* DATA ROWS
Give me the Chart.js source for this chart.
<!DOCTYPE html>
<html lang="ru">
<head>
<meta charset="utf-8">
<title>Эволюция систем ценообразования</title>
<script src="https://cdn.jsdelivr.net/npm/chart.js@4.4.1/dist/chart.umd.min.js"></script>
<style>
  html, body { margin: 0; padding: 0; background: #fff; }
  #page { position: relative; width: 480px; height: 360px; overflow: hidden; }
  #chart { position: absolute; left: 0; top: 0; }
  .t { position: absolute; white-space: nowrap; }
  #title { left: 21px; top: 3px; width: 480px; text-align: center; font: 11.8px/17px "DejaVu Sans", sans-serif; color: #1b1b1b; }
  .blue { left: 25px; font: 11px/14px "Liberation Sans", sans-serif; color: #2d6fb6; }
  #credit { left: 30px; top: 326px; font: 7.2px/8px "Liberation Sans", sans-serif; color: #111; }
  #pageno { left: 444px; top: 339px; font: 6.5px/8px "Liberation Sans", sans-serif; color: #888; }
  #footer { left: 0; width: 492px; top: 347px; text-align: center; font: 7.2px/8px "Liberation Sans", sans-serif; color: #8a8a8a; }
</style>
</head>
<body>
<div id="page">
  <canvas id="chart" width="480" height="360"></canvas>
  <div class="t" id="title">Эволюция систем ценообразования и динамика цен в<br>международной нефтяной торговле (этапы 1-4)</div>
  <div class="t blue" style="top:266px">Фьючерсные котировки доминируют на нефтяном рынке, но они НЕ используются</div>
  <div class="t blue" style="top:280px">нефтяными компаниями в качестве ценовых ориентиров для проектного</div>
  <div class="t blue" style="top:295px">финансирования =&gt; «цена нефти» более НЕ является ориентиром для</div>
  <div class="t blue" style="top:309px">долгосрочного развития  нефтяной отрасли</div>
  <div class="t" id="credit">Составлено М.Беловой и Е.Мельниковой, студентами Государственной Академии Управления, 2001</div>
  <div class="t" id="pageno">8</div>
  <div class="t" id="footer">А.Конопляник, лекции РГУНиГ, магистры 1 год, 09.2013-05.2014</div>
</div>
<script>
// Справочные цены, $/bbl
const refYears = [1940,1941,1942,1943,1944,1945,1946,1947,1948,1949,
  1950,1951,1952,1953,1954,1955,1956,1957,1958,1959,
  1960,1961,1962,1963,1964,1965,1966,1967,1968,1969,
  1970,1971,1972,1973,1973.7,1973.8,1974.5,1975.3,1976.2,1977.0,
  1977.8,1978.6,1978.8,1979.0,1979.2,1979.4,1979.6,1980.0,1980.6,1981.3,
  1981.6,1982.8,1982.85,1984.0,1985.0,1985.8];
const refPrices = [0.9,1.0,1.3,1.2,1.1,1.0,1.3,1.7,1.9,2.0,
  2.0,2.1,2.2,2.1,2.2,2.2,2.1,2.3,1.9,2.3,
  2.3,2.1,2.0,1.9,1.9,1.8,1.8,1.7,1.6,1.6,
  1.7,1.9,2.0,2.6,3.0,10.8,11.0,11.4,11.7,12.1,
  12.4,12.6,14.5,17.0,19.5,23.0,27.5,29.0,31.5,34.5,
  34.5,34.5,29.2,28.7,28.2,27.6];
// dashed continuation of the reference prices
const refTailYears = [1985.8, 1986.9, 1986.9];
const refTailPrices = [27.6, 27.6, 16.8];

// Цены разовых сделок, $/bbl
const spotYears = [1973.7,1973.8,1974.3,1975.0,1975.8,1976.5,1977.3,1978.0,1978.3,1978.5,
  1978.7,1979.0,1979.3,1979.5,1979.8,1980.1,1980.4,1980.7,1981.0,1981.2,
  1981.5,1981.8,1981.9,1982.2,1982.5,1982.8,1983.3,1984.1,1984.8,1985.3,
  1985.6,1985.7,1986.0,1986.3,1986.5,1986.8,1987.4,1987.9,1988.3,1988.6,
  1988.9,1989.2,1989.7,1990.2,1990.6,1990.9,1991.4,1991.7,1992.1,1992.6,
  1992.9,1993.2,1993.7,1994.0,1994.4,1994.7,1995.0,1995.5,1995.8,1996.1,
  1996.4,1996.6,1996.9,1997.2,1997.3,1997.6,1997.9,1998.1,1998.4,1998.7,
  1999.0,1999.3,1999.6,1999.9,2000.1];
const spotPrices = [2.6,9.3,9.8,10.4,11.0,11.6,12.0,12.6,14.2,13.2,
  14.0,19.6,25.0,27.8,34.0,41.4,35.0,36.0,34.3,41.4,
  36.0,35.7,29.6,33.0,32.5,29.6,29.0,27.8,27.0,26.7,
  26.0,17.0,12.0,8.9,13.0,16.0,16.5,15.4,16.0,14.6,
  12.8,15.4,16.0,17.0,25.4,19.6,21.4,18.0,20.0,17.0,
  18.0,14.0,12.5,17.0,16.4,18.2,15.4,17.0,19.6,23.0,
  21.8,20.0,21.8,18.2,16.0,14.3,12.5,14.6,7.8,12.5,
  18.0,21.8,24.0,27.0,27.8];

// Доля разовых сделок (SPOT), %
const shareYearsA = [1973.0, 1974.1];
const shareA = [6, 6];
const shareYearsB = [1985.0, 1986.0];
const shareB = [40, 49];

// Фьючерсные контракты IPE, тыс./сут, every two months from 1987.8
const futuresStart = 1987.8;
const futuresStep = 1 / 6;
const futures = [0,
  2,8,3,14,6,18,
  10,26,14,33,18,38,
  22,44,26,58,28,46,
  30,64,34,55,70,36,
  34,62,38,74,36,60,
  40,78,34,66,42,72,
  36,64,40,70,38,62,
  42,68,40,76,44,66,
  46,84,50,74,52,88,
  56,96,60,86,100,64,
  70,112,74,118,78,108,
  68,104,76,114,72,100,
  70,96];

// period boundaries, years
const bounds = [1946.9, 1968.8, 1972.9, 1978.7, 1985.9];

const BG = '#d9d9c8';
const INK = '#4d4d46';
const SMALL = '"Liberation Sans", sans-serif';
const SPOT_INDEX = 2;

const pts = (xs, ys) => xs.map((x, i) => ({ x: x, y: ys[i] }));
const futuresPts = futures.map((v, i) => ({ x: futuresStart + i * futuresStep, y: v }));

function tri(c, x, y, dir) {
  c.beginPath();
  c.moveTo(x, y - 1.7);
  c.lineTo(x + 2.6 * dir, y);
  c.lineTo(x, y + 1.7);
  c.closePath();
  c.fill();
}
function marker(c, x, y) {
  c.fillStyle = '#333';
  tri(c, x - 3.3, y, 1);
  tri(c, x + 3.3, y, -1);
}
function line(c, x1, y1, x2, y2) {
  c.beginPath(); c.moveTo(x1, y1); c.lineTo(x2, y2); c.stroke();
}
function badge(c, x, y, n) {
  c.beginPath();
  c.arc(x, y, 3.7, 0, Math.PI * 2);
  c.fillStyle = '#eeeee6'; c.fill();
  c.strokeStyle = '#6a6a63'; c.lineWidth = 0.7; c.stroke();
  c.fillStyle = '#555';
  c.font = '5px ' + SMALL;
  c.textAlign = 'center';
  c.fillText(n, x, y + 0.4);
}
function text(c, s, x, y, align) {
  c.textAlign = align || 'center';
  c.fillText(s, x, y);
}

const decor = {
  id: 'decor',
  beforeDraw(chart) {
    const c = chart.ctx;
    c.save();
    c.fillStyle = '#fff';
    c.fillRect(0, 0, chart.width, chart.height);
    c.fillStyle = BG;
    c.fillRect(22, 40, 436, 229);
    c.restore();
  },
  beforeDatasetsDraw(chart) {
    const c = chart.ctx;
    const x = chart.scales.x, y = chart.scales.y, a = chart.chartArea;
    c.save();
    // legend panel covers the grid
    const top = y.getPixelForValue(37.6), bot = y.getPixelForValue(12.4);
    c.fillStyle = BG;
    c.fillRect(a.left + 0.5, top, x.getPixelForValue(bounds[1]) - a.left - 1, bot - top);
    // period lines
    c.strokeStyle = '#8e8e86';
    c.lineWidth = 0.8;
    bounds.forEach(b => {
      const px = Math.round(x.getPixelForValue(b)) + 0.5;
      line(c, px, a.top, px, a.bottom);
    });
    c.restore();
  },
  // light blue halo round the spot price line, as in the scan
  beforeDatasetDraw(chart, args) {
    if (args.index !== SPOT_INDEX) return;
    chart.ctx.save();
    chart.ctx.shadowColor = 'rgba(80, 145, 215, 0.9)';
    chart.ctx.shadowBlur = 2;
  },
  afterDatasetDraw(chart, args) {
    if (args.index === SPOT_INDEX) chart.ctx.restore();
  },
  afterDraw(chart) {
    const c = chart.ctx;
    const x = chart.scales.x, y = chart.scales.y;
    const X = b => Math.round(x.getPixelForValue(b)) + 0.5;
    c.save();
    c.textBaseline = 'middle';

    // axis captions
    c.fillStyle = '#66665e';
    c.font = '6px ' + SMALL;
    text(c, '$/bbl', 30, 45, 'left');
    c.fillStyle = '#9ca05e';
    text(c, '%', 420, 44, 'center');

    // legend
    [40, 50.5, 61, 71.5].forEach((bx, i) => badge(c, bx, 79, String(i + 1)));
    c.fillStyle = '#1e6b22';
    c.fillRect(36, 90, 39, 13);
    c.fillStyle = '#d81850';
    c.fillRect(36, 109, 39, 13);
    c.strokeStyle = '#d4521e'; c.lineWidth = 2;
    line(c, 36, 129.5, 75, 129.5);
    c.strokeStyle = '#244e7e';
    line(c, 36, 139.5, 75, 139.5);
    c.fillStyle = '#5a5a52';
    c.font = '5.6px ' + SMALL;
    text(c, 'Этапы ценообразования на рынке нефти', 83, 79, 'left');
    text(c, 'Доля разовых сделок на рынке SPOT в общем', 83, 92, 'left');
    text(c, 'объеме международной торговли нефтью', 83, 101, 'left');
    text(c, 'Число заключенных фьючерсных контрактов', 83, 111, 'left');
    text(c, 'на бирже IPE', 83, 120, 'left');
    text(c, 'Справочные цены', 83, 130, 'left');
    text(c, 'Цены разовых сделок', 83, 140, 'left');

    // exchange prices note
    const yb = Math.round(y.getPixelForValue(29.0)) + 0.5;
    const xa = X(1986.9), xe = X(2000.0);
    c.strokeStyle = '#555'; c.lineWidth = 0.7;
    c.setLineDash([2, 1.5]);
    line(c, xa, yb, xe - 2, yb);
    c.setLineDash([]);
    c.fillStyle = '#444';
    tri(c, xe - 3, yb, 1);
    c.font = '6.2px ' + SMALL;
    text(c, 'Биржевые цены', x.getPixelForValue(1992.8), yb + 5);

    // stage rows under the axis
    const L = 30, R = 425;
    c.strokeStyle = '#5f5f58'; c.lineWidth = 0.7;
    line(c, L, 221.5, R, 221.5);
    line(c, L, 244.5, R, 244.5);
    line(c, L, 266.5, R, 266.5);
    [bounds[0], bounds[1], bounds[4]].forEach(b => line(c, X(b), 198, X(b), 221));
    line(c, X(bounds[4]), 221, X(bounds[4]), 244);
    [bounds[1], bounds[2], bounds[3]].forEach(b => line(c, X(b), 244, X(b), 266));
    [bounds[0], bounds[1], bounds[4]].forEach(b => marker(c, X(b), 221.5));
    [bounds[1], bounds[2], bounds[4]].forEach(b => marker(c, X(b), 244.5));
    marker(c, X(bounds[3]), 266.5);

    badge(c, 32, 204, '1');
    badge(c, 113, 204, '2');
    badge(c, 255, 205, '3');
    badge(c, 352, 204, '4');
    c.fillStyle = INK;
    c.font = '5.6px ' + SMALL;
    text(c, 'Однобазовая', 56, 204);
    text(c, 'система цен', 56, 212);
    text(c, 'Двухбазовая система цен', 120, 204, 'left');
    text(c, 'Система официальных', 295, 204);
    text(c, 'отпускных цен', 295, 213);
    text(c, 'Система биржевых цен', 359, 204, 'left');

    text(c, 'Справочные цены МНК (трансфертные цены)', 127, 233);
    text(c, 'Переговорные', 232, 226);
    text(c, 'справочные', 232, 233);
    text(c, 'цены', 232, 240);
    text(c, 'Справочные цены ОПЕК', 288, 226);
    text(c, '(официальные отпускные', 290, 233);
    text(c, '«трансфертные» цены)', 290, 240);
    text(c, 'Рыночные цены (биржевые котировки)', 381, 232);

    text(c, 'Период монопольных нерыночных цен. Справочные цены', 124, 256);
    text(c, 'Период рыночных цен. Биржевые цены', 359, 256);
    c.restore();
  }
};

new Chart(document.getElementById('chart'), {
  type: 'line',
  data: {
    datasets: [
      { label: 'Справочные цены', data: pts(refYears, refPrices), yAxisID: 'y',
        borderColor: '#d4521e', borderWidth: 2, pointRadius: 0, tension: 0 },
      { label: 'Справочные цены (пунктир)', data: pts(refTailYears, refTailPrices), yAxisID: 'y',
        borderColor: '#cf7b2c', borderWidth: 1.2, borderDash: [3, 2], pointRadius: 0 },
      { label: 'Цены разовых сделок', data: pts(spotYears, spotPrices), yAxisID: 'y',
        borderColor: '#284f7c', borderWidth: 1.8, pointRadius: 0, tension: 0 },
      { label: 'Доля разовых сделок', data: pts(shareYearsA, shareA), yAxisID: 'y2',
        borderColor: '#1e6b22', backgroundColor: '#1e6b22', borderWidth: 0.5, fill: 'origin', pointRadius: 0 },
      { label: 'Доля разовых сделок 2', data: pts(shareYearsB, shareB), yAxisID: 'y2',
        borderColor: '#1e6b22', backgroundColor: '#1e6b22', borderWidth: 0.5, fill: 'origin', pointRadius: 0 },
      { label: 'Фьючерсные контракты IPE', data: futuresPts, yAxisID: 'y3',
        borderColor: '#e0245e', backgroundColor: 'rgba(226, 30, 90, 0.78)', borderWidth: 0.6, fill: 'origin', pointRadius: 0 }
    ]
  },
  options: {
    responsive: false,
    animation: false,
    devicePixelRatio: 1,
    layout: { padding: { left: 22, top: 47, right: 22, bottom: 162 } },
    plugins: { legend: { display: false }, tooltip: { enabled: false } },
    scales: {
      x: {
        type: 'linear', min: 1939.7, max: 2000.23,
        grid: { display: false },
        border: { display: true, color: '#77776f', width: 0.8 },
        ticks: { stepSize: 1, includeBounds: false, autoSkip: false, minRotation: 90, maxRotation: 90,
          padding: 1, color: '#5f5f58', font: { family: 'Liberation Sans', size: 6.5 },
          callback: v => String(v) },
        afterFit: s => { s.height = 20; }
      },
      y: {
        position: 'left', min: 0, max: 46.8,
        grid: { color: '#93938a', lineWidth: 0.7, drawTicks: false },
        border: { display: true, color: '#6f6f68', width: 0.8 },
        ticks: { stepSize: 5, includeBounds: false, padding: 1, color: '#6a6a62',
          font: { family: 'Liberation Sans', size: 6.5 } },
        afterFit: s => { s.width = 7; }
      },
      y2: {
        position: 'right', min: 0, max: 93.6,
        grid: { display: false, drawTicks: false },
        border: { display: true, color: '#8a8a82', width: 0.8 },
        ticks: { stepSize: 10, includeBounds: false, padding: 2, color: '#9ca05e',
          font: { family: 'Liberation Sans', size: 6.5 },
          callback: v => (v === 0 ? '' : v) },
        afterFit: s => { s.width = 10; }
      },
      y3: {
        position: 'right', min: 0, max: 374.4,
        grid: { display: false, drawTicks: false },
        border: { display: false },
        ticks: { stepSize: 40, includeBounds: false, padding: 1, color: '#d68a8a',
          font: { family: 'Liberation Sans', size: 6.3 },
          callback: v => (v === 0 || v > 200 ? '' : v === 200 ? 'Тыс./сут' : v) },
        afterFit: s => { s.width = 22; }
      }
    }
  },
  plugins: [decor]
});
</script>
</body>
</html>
==
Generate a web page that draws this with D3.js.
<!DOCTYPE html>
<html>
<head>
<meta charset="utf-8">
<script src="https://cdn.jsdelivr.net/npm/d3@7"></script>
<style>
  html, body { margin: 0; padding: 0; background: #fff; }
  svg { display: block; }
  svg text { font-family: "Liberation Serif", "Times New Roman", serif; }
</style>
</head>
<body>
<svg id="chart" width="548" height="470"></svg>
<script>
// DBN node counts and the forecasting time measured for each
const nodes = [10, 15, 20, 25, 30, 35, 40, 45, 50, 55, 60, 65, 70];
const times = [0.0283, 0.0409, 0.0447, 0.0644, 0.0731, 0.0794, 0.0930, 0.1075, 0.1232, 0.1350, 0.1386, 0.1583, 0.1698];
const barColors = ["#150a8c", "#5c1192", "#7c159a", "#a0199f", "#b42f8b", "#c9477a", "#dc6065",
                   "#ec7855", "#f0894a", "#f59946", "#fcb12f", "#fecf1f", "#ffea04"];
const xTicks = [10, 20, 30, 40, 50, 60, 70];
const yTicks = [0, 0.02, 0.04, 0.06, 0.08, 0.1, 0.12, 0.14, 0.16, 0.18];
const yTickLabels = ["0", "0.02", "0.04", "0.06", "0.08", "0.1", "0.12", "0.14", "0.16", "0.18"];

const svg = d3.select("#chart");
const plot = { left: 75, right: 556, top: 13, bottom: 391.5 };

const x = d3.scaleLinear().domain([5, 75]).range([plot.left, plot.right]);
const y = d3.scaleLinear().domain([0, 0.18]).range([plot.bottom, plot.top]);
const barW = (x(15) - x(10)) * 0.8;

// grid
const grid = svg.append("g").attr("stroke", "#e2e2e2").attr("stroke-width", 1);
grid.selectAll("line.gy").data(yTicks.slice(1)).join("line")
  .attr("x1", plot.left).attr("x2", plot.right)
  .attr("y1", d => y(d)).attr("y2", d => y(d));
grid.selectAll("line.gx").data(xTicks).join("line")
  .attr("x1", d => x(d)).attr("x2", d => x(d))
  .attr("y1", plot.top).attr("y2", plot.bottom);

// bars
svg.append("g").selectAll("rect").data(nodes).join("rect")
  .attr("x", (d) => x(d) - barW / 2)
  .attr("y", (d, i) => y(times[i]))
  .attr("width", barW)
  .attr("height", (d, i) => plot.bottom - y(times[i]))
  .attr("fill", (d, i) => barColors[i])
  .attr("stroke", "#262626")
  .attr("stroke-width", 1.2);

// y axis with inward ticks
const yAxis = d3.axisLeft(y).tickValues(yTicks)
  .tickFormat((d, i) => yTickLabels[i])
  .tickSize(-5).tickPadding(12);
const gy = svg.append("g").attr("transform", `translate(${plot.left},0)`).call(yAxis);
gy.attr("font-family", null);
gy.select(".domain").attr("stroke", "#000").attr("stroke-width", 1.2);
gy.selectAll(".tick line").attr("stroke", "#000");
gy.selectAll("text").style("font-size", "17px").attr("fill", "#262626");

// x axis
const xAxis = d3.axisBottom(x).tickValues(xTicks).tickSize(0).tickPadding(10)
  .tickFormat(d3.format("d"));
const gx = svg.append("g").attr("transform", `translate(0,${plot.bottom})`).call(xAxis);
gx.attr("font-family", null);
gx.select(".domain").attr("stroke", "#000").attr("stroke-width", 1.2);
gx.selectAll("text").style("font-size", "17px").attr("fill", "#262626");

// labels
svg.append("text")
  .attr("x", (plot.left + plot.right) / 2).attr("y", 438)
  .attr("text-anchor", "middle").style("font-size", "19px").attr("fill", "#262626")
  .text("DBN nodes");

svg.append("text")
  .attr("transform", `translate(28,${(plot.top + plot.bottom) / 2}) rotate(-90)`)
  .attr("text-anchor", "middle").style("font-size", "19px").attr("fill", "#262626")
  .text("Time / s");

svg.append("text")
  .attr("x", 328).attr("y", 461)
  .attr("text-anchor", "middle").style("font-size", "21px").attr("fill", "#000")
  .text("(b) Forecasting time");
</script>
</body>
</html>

* WORK INSTRUCTIONS
Which lines of the material contain the string "this"? List each of them.

* TASK OUTPUT
Give me the Chart.js source for this chart.
Generate a web page that draws this with D3.js.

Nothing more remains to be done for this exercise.